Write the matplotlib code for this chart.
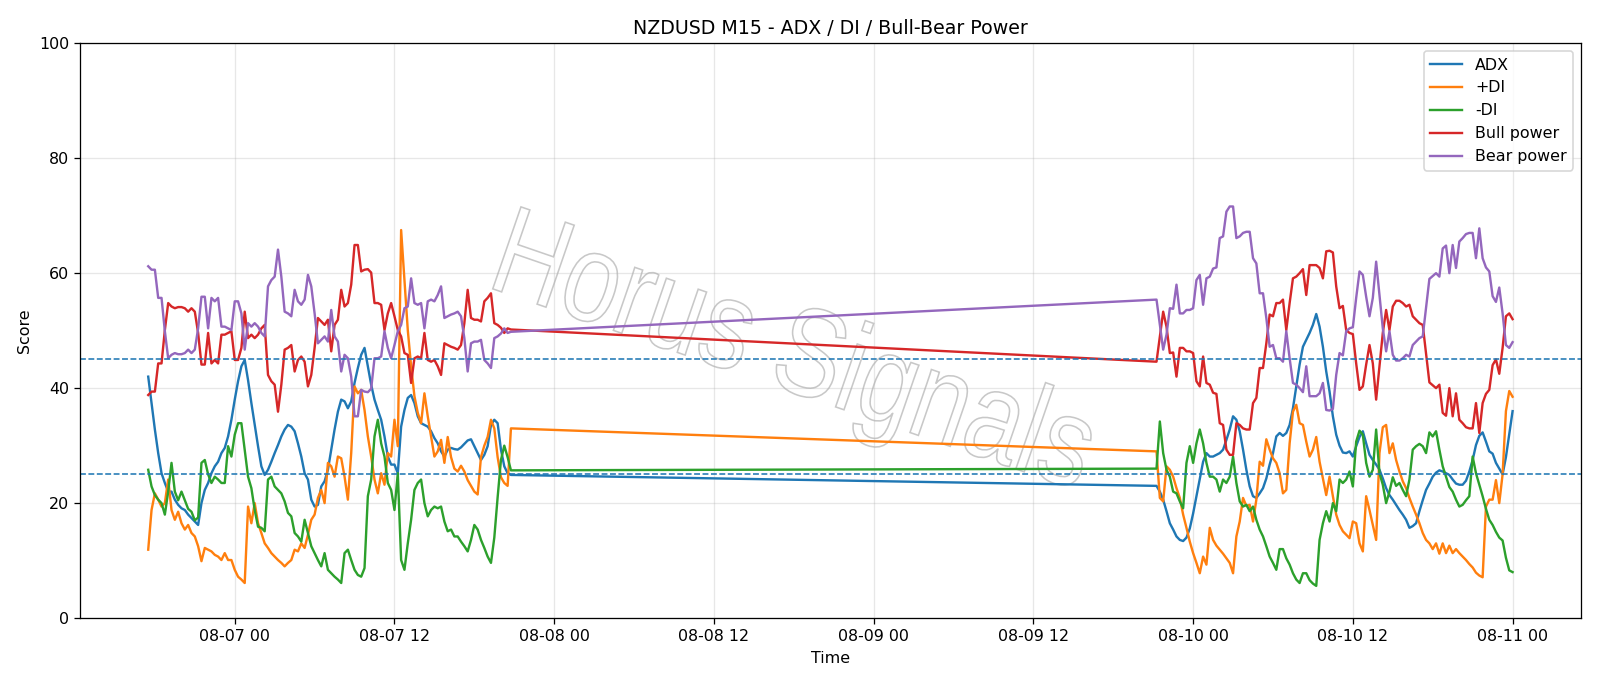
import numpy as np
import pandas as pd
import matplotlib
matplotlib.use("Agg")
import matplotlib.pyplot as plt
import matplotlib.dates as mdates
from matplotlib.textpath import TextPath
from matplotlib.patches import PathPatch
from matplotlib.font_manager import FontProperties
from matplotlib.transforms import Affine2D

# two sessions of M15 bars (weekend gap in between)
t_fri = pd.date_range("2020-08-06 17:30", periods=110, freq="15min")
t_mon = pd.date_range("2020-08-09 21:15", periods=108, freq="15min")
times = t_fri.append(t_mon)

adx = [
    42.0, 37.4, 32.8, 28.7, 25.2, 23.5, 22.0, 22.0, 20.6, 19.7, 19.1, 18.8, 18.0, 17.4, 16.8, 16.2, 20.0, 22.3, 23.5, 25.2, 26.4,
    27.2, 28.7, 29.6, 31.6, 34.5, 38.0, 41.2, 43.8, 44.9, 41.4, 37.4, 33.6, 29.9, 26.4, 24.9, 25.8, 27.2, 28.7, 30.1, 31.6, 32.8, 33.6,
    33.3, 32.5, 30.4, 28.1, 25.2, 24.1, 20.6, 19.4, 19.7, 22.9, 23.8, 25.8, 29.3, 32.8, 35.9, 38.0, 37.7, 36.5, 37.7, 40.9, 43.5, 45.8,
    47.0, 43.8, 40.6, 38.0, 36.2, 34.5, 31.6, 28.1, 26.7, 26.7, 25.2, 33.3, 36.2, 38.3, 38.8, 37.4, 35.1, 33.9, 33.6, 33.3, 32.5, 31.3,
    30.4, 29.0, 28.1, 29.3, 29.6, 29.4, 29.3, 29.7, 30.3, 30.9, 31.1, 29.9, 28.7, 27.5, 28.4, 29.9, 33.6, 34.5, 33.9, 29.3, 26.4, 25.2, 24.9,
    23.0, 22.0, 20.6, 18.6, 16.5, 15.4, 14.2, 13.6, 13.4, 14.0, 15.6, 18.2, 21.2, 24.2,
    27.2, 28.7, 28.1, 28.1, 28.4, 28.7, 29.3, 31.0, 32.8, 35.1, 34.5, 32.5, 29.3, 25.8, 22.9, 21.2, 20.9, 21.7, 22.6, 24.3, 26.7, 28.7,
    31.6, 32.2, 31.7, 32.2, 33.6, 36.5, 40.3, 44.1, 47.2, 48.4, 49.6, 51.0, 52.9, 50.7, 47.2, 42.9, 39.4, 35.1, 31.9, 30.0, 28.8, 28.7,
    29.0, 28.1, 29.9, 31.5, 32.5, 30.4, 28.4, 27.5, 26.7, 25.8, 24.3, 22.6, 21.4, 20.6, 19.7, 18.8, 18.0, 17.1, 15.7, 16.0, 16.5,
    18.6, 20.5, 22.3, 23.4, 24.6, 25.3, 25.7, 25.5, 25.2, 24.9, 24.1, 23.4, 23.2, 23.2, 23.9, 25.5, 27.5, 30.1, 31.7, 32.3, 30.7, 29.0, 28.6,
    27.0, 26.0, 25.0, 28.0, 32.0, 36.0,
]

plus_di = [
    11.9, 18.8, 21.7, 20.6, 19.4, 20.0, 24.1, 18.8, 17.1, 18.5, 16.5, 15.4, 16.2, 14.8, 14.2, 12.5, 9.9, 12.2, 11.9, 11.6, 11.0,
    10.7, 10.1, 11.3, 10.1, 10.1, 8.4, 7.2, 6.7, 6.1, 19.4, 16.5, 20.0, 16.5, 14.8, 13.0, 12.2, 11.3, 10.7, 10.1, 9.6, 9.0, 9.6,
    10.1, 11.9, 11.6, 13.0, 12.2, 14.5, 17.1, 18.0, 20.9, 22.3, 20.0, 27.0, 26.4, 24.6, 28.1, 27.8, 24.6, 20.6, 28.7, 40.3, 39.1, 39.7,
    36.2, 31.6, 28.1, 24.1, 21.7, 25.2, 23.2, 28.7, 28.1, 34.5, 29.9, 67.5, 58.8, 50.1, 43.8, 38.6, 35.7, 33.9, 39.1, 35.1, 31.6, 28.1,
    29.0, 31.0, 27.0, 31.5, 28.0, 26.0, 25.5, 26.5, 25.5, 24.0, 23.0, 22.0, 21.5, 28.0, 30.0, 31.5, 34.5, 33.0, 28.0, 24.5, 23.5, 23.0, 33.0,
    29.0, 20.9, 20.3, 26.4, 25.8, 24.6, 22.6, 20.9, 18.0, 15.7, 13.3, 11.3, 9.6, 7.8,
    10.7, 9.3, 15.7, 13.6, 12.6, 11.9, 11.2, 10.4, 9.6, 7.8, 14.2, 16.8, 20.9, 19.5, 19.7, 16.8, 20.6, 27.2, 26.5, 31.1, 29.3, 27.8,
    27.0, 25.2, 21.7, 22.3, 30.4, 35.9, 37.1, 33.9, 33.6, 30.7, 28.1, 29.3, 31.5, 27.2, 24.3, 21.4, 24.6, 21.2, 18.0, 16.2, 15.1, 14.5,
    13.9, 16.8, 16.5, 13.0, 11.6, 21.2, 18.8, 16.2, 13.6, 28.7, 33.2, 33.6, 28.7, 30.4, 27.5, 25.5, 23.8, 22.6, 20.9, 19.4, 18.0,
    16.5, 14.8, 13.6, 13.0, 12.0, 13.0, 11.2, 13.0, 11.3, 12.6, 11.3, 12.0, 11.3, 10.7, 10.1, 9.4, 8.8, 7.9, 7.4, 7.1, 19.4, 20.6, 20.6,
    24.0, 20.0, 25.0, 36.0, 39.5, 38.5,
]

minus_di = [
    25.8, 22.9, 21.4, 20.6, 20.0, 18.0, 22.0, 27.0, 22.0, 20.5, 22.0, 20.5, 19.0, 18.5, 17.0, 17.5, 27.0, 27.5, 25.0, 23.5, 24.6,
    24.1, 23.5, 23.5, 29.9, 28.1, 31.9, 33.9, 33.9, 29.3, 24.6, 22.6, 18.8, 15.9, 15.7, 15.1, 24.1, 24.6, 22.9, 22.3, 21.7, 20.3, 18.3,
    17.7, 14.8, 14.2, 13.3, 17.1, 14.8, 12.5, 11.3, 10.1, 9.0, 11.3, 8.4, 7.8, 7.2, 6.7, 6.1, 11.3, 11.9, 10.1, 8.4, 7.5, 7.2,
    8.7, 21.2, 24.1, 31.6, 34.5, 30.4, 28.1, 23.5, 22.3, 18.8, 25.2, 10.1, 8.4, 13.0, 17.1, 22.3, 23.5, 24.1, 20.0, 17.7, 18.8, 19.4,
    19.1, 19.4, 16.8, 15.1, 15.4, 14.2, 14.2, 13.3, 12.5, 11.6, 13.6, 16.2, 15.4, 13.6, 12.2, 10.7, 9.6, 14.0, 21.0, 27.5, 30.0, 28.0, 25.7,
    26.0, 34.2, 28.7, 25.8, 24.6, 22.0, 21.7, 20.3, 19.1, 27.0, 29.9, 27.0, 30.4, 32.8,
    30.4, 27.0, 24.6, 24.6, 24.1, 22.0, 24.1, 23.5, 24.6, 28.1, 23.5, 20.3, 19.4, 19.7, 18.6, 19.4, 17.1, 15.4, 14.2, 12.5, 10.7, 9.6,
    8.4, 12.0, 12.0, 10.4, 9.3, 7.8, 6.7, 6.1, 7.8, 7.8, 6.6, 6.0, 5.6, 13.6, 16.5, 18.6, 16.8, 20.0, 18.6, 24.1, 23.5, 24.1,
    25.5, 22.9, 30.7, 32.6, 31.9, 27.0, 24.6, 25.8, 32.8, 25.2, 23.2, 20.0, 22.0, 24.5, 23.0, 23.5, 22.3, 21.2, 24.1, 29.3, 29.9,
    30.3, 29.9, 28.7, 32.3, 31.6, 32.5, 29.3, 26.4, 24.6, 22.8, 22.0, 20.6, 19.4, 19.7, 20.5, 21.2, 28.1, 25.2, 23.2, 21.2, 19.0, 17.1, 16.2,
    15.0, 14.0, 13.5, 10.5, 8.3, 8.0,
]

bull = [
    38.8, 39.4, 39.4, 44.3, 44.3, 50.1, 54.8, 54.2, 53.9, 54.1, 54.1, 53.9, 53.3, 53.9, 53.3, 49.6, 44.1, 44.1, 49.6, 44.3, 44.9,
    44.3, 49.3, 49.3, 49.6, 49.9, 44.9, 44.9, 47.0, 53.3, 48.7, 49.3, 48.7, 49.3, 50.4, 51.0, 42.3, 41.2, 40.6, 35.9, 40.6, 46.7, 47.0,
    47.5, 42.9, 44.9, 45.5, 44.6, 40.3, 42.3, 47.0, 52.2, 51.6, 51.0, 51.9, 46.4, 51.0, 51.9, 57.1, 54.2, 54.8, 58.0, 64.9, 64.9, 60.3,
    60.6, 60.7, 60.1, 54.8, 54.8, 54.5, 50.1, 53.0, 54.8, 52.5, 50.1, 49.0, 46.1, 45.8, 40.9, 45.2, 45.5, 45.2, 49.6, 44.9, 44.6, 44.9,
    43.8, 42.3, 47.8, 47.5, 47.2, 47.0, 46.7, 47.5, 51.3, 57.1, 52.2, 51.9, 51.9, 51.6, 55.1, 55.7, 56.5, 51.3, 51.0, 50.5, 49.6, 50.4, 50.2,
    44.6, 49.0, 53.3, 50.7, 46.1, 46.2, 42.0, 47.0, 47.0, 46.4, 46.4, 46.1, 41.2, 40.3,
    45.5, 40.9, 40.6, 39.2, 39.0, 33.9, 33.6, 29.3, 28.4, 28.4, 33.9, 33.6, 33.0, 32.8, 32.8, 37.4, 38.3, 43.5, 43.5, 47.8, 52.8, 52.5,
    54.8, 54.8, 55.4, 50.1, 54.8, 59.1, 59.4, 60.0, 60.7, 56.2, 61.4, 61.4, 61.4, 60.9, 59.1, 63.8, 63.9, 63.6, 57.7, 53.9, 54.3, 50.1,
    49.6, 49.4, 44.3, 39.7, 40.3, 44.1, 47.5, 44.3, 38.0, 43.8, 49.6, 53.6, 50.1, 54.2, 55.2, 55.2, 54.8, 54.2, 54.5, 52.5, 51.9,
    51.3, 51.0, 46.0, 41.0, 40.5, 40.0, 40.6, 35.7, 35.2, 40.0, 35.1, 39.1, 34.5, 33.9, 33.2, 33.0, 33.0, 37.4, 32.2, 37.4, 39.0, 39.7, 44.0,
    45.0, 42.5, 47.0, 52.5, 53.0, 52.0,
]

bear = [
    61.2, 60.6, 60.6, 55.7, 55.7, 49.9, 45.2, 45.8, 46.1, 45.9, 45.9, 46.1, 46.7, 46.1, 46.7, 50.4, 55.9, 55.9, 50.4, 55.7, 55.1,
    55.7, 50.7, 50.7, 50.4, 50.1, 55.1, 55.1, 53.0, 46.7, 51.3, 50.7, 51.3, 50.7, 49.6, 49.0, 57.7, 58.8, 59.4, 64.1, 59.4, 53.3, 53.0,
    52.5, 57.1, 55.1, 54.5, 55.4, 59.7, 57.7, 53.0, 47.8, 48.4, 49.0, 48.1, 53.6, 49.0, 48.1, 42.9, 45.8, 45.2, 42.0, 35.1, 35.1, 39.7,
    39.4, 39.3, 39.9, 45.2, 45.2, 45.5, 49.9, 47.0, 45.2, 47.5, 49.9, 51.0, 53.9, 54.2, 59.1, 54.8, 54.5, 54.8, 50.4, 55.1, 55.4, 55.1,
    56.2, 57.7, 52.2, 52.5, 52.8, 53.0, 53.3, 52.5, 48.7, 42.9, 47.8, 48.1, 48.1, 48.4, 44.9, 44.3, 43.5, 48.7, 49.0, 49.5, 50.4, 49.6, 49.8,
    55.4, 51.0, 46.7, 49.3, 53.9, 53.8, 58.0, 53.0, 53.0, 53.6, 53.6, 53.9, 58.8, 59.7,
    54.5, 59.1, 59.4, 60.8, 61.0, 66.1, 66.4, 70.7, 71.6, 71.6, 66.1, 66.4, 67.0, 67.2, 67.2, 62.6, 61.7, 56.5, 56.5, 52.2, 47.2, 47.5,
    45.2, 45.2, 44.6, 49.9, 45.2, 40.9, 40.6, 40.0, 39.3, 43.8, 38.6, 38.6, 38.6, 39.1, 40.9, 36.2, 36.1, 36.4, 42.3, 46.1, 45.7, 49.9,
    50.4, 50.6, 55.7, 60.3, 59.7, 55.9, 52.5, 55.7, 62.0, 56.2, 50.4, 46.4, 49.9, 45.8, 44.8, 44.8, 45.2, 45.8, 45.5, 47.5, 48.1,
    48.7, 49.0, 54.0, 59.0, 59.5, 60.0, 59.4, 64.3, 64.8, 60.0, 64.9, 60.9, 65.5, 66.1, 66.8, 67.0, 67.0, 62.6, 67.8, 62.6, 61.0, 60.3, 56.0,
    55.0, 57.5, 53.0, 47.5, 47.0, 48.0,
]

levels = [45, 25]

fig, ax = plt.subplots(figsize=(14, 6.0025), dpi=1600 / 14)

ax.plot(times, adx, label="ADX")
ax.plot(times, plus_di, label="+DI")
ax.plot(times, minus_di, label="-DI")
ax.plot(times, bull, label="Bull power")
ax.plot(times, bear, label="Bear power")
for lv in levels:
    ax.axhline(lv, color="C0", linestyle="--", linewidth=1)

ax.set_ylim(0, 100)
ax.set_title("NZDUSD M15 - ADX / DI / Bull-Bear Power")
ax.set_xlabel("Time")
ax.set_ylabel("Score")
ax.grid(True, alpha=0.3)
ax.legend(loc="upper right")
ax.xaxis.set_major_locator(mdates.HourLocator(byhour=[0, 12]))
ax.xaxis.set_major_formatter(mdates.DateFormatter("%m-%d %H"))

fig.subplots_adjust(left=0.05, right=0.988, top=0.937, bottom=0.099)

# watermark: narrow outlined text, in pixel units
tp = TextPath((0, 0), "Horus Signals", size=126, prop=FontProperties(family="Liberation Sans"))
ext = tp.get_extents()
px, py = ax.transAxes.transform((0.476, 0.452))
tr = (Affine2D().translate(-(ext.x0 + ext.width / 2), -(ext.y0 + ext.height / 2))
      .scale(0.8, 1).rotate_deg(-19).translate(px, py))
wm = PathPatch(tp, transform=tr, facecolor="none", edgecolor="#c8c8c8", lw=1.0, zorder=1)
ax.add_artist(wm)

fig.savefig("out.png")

========

- _CHALLENGE_: Up to and including the line with "times = t_fri.append(t_mon)", copy the data above from its first line. Skip pictures.

- _TASK OUTPUT_:
Write the matplotlib code for this chart.
import numpy as np
import pandas as pd
import matplotlib
matplotlib.use("Agg")
import matplotlib.pyplot as plt
import matplotlib.dates as mdates
from matplotlib.textpath import TextPath
from matplotlib.patches import PathPatch
from matplotlib.font_manager import FontProperties
from matplotlib.transforms import Affine2D

# two sessions of M15 bars (weekend gap in between)
t_fri = pd.date_range("2020-08-06 17:30", periods=110, freq="15min")
t_mon = pd.date_range("2020-08-09 21:15", periods=108, freq="15min")
times = t_fri.append(t_mon)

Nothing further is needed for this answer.